## begin
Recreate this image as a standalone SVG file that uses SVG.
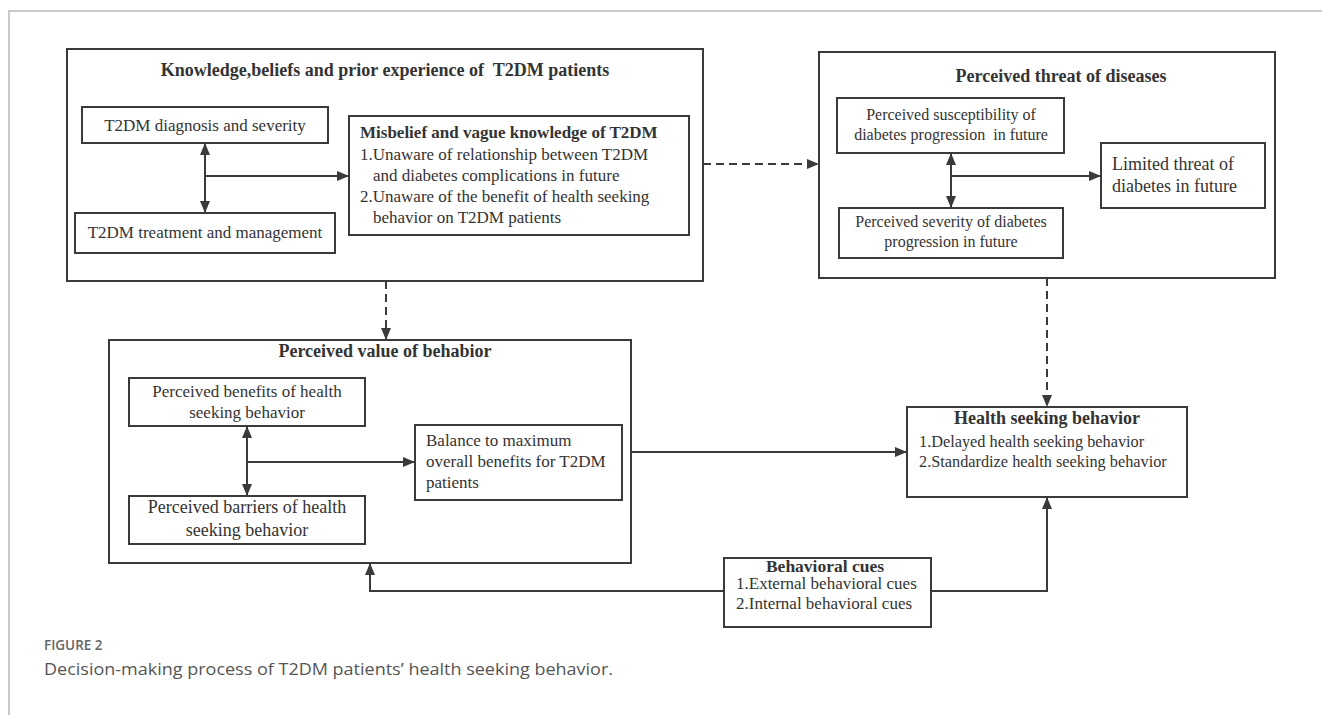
<svg xmlns="http://www.w3.org/2000/svg" width="1322" height="715" viewBox="0 0 1322 715">
<style>
  .box{fill:none;stroke:#3a3a3a;stroke-width:2}
  .t{font-family:"Liberation Serif","Times New Roman",serif;fill:#333;white-space:pre}
  .b{font-weight:bold}
  .m{text-anchor:middle}
  .c{fill:none;stroke:#3a3a3a;stroke-width:2}
  .d{stroke-dasharray:8 5}
  .cap{font-family:"Open Sans","Liberation Sans",sans-serif}
</style>
<defs>
  <marker id="ah" viewBox="0 0 12 10" refX="12" refY="5" markerWidth="12" markerHeight="10" markerUnits="userSpaceOnUse" orient="auto-start-reverse">
    <path d="M0,0 L12,5 L0,10 z" fill="#3a3a3a"/>
  </marker>
</defs>
<rect width="1322" height="715" fill="#fff"/>
<path d="M9,715 V11 H1322" fill="none" stroke="#b8b8b8" stroke-width="1.5"/>

<g id="knowledge">
  <rect class="box" x="67" y="49" width="636" height="232"/>
  <text class="t b m" x="385" y="76" font-size="18">Knowledge,beliefs and prior experience of  T2DM patients</text>
</g>
<g id="diagnosis">
  <rect class="box" x="82" y="107" width="246" height="36"/>
  <text class="t m" x="205" y="131" font-size="17">T2DM diagnosis and severity</text>
</g>
<g id="treatment">
  <rect class="box" x="75" y="213" width="260" height="40"/>
  <text class="t m" x="205" y="238" font-size="17">T2DM treatment and management</text>
</g>
<g id="misbelief">
  <rect class="box" x="349" y="116" width="340" height="119"/>
  <text class="t b" x="360" y="138" font-size="17">Misbelief and vague knowledge of T2DM</text>
  <text class="t" x="360" y="160" font-size="17">1.Unaware of relationship between T2DM</text>
  <text class="t" x="373" y="181" font-size="17">and diabetes complications in future</text>
  <text class="t" x="360" y="202" font-size="17">2.Unaware of the benefit of health seeking</text>
  <text class="t" x="373" y="223" font-size="17">behavior on T2DM patients</text>
</g>

<g id="threat">
  <rect class="box" x="819" y="52" width="456" height="226"/>
  <text class="t b m" x="1061" y="82" font-size="18">Perceived threat of diseases</text>
</g>
<g id="susceptibility">
  <rect class="box" x="837" y="98" width="227" height="55"/>
  <text class="t m" x="951" y="119.5" font-size="16">Perceived susceptibility of</text>
  <text class="t m" x="951" y="139.5" font-size="16">diabetes progression  in future</text>
</g>
<g id="severity">
  <rect class="box" x="839" y="208" width="224" height="50"/>
  <text class="t m" x="951" y="227" font-size="16">Perceived severity of diabetes</text>
  <text class="t m" x="951" y="247" font-size="16">progression in future</text>
</g>
<g id="limited">
  <rect class="box" x="1101" y="143" width="164" height="65"/>
  <text class="t" x="1112" y="170" font-size="18">Limited threat of</text>
  <text class="t" x="1112" y="192" font-size="18">diabetes in future</text>
</g>

<g id="value">
  <rect class="box" x="109" y="340" width="522" height="223"/>
  <text class="t b m" x="385" y="357" font-size="18">Perceived value of behabior</text>
</g>
<g id="benefits">
  <rect class="box" x="129" y="378" width="236" height="48"/>
  <text class="t m" x="247" y="397" font-size="17">Perceived benefits of health</text>
  <text class="t m" x="247" y="418" font-size="17">seeking behavior</text>
</g>
<g id="barriers">
  <rect class="box" x="129" y="496" width="236" height="48"/>
  <text class="t m" x="247" y="513" font-size="18">Perceived barriers of health</text>
  <text class="t m" x="247" y="535.5" font-size="18">seeking behavior</text>
</g>
<g id="balance">
  <rect class="box" x="415" y="425" width="207" height="75"/>
  <text class="t" x="426" y="446" font-size="17">Balance to maximum</text>
  <text class="t" x="426" y="467" font-size="17">overall benefits for T2DM</text>
  <text class="t" x="426" y="488" font-size="17">patients</text>
</g>

<g id="health">
  <rect class="box" x="907" y="407" width="280" height="90"/>
  <text class="t b m" x="1047" y="424" font-size="18">Health seeking behavior</text>
  <text class="t" x="919" y="446.5" font-size="16.3">1.Delayed health seeking behavior</text>
  <text class="t" x="919" y="466.5" font-size="16.3">2.Standardize health seeking behavior</text>
</g>

<g id="cues">
  <rect class="box" x="724" y="558" width="207" height="69"/>
  <text class="t b m" x="825" y="571.5" font-size="17.5">Behavioral cues</text>
  <text class="t" x="736" y="588.5" font-size="17">1.External behavioral cues</text>
  <text class="t" x="736" y="609" font-size="17">2.Internal behavioral cues</text>
</g>

<g id="connectors">
  <line class="c" x1="205" y1="143" x2="205" y2="213" marker-start="url(#ah)" marker-end="url(#ah)"/>
  <line class="c" x1="205" y1="176" x2="349" y2="176" marker-end="url(#ah)"/>
  <line class="c" x1="951" y1="153" x2="951" y2="208" marker-start="url(#ah)" marker-end="url(#ah)"/>
  <line class="c" x1="951" y1="176" x2="1101" y2="176" marker-end="url(#ah)"/>
  <line class="c" x1="247" y1="426" x2="247" y2="496" marker-start="url(#ah)" marker-end="url(#ah)"/>
  <line class="c" x1="247" y1="462" x2="415" y2="462" marker-end="url(#ah)"/>
  <line class="c d" x1="703" y1="164" x2="819" y2="164" marker-end="url(#ah)"/>
  <line class="c d" x1="386" y1="281" x2="386" y2="340" marker-end="url(#ah)"/>
  <line class="c d" x1="1047" y1="278" x2="1047" y2="407" marker-end="url(#ah)"/>
  <line class="c" x1="631" y1="452" x2="907" y2="452" marker-end="url(#ah)"/>
  <path class="c" d="M931,591 H1047 V497" marker-end="url(#ah)"/>
  <path class="c" d="M724,591 H370 V563" marker-end="url(#ah)"/>
</g>

<g id="caption">
  <text class="cap" x="44" y="650" font-size="13.5" font-weight="600" fill="#666">FIGURE 2</text>
  <text class="cap" x="44" y="675" font-size="17" fill="#555" textLength="569" lengthAdjust="spacingAndGlyphs">Decision-making process of T2DM patients’ health seeking behavior.</text>
</g>
</svg>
## end
_EXERCISE BRIEF_
Go through the material above and print all of it exactly, except the pictures.

_FINAL RESULT_
Recreate this image as a standalone SVG file that uses SVG.
<svg xmlns="http://www.w3.org/2000/svg" width="1322" height="715" viewBox="0 0 1322 715">
<style>
  .box{fill:none;stroke:#3a3a3a;stroke-width:2}
  .t{font-family:"Liberation Serif","Times New Roman",serif;fill:#333;white-space:pre}
  .b{font-weight:bold}
  .m{text-anchor:middle}
  .c{fill:none;stroke:#3a3a3a;stroke-width:2}
  .d{stroke-dasharray:8 5}
  .cap{font-family:"Open Sans","Liberation Sans",sans-serif}
</style>
<defs>
  <marker id="ah" viewBox="0 0 12 10" refX="12" refY="5" markerWidth="12" markerHeight="10" markerUnits="userSpaceOnUse" orient="auto-start-reverse">
    <path d="M0,0 L12,5 L0,10 z" fill="#3a3a3a"/>
  </marker>
</defs>
<rect width="1322" height="715" fill="#fff"/>
<path d="M9,715 V11 H1322" fill="none" stroke="#b8b8b8" stroke-width="1.5"/>

<g id="knowledge">
  <rect class="box" x="67" y="49" width="636" height="232"/>
  <text class="t b m" x="385" y="76" font-size="18">Knowledge,beliefs and prior experience of  T2DM patients</text>
</g>
<g id="diagnosis">
  <rect class="box" x="82" y="107" width="246" height="36"/>
  <text class="t m" x="205" y="131" font-size="17">T2DM diagnosis and severity</text>
</g>
<g id="treatment">
  <rect class="box" x="75" y="213" width="260" height="40"/>
  <text class="t m" x="205" y="238" font-size="17">T2DM treatment and management</text>
</g>
<g id="misbelief">
  <rect class="box" x="349" y="116" width="340" height="119"/>
  <text class="t b" x="360" y="138" font-size="17">Misbelief and vague knowledge of T2DM</text>
  <text class="t" x="360" y="160" font-size="17">1.Unaware of relationship between T2DM</text>
  <text class="t" x="373" y="181" font-size="17">and diabetes complications in future</text>
  <text class="t" x="360" y="202" font-size="17">2.Unaware of the benefit of health seeking</text>
  <text class="t" x="373" y="223" font-size="17">behavior on T2DM patients</text>
</g>

<g id="threat">
  <rect class="box" x="819" y="52" width="456" height="226"/>
  <text class="t b m" x="1061" y="82" font-size="18">Perceived threat of diseases</text>
</g>
<g id="susceptibility">
  <rect class="box" x="837" y="98" width="227" height="55"/>
  <text class="t m" x="951" y="119.5" font-size="16">Perceived susceptibility of</text>
  <text class="t m" x="951" y="139.5" font-size="16">diabetes progression  in future</text>
</g>
<g id="severity">
  <rect class="box" x="839" y="208" width="224" height="50"/>
  <text class="t m" x="951" y="227" font-size="16">Perceived severity of diabetes</text>
  <text class="t m" x="951" y="247" font-size="16">progression in future</text>
</g>
<g id="limited">
  <rect class="box" x="1101" y="143" width="164" height="65"/>
  <text class="t" x="1112" y="170" font-size="18">Limited threat of</text>
  <text class="t" x="1112" y="192" font-size="18">diabetes in future</text>
</g>

<g id="value">
  <rect class="box" x="109" y="340" width="522" height="223"/>
  <text class="t b m" x="385" y="357" font-size="18">Perceived value of behabior</text>
</g>
<g id="benefits">
  <rect class="box" x="129" y="378" width="236" height="48"/>
  <text class="t m" x="247" y="397" font-size="17">Perceived benefits of health</text>
  <text class="t m" x="247" y="418" font-size="17">seeking behavior</text>
</g>
<g id="barriers">
  <rect class="box" x="129" y="496" width="236" height="48"/>
  <text class="t m" x="247" y="513" font-size="18">Perceived barriers of health</text>
  <text class="t m" x="247" y="535.5" font-size="18">seeking behavior</text>
</g>
<g id="balance">
  <rect class="box" x="415" y="425" width="207" height="75"/>
  <text class="t" x="426" y="446" font-size="17">Balance to maximum</text>
  <text class="t" x="426" y="467" font-size="17">overall benefits for T2DM</text>
  <text class="t" x="426" y="488" font-size="17">patients</text>
</g>

<g id="health">
  <rect class="box" x="907" y="407" width="280" height="90"/>
  <text class="t b m" x="1047" y="424" font-size="18">Health seeking behavior</text>
  <text class="t" x="919" y="446.5" font-size="16.3">1.Delayed health seeking behavior</text>
  <text class="t" x="919" y="466.5" font-size="16.3">2.Standardize health seeking behavior</text>
</g>

<g id="cues">
  <rect class="box" x="724" y="558" width="207" height="69"/>
  <text class="t b m" x="825" y="571.5" font-size="17.5">Behavioral cues</text>
  <text class="t" x="736" y="588.5" font-size="17">1.External behavioral cues</text>
  <text class="t" x="736" y="609" font-size="17">2.Internal behavioral cues</text>
</g>

<g id="connectors">
  <line class="c" x1="205" y1="143" x2="205" y2="213" marker-start="url(#ah)" marker-end="url(#ah)"/>
  <line class="c" x1="205" y1="176" x2="349" y2="176" marker-end="url(#ah)"/>
  <line class="c" x1="951" y1="153" x2="951" y2="208" marker-start="url(#ah)" marker-end="url(#ah)"/>
  <line class="c" x1="951" y1="176" x2="1101" y2="176" marker-end="url(#ah)"/>
  <line class="c" x1="247" y1="426" x2="247" y2="496" marker-start="url(#ah)" marker-end="url(#ah)"/>
  <line class="c" x1="247" y1="462" x2="415" y2="462" marker-end="url(#ah)"/>
  <line class="c d" x1="703" y1="164" x2="819" y2="164" marker-end="url(#ah)"/>
  <line class="c d" x1="386" y1="281" x2="386" y2="340" marker-end="url(#ah)"/>
  <line class="c d" x1="1047" y1="278" x2="1047" y2="407" marker-end="url(#ah)"/>
  <line class="c" x1="631" y1="452" x2="907" y2="452" marker-end="url(#ah)"/>
  <path class="c" d="M931,591 H1047 V497" marker-end="url(#ah)"/>
  <path class="c" d="M724,591 H370 V563" marker-end="url(#ah)"/>
</g>

<g id="caption">
  <text class="cap" x="44" y="650" font-size="13.5" font-weight="600" fill="#666">FIGURE 2</text>
  <text class="cap" x="44" y="675" font-size="17" fill="#555" textLength="569" lengthAdjust="spacingAndGlyphs">Decision-making process of T2DM patients’ health seeking behavior.</text>
</g>
</svg>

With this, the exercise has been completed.